Authentic discipleship is founded on truth: “I am the Way, and the Truth, and the Life” (John 14:6). And, because of that reality, discipleship is necessarily rooted in honesty and transparency. It fundamentally requires me to be the same person, wherever I am, whoever I am with, maybe even most importantly when I am with myself.
“How did this happen?” I don’t think that is a difficult question to answer. Much more difficult is, “Where do we go from here?” Our response to this dark time must be a return to the radical call of discipleship, for all of us.
We need to spend time in repentance and reparation for this terrible sin that has happened in our Church. We need to spend time in prayer and intercession for our Church and for the future, especially for those who have been harmed by this evil. We need to call our leaders to change, to greater transparency, and to an unyielding commitment to root out this evil from every corner of the Church.
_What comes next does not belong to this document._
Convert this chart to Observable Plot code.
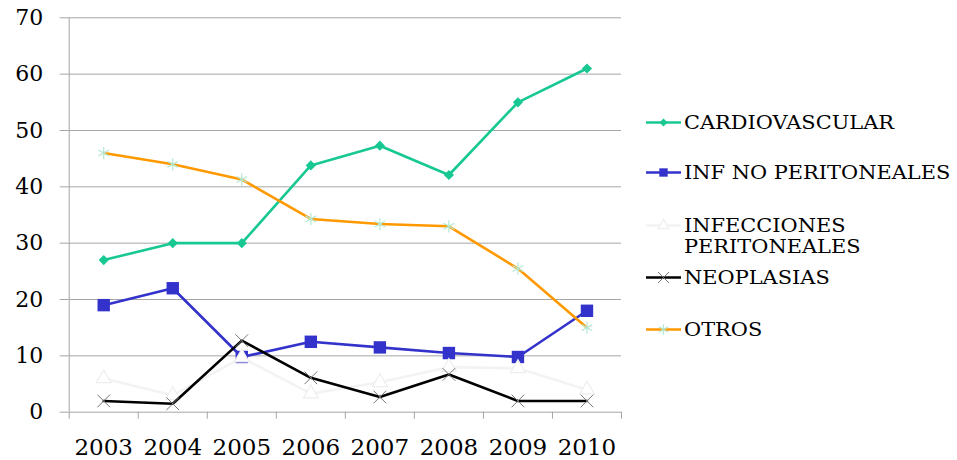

But, more importantly, we all need to respond to the radical call to be disciples in this world ourselves. That fundamentally requires each and every one of us to a disciple’s “self-honesty.” We can’t give permission to any sin in our lives and allow it to gradually grow until it manifests itself as evil. We must have an uncompromising commitment to rooting out sin in our own lives, and pursuing the freedom offered to us by Christ.
The call of discipleship is ultimately a call of obedience, “the call to follow the proper leader … it is a summons to a willing obedience to the One who is the source of all life, who made us and who leads us to ourselves. ‘Lose your life and you will find it’ is a paradoxical principle running through all the teaching of Jesus.”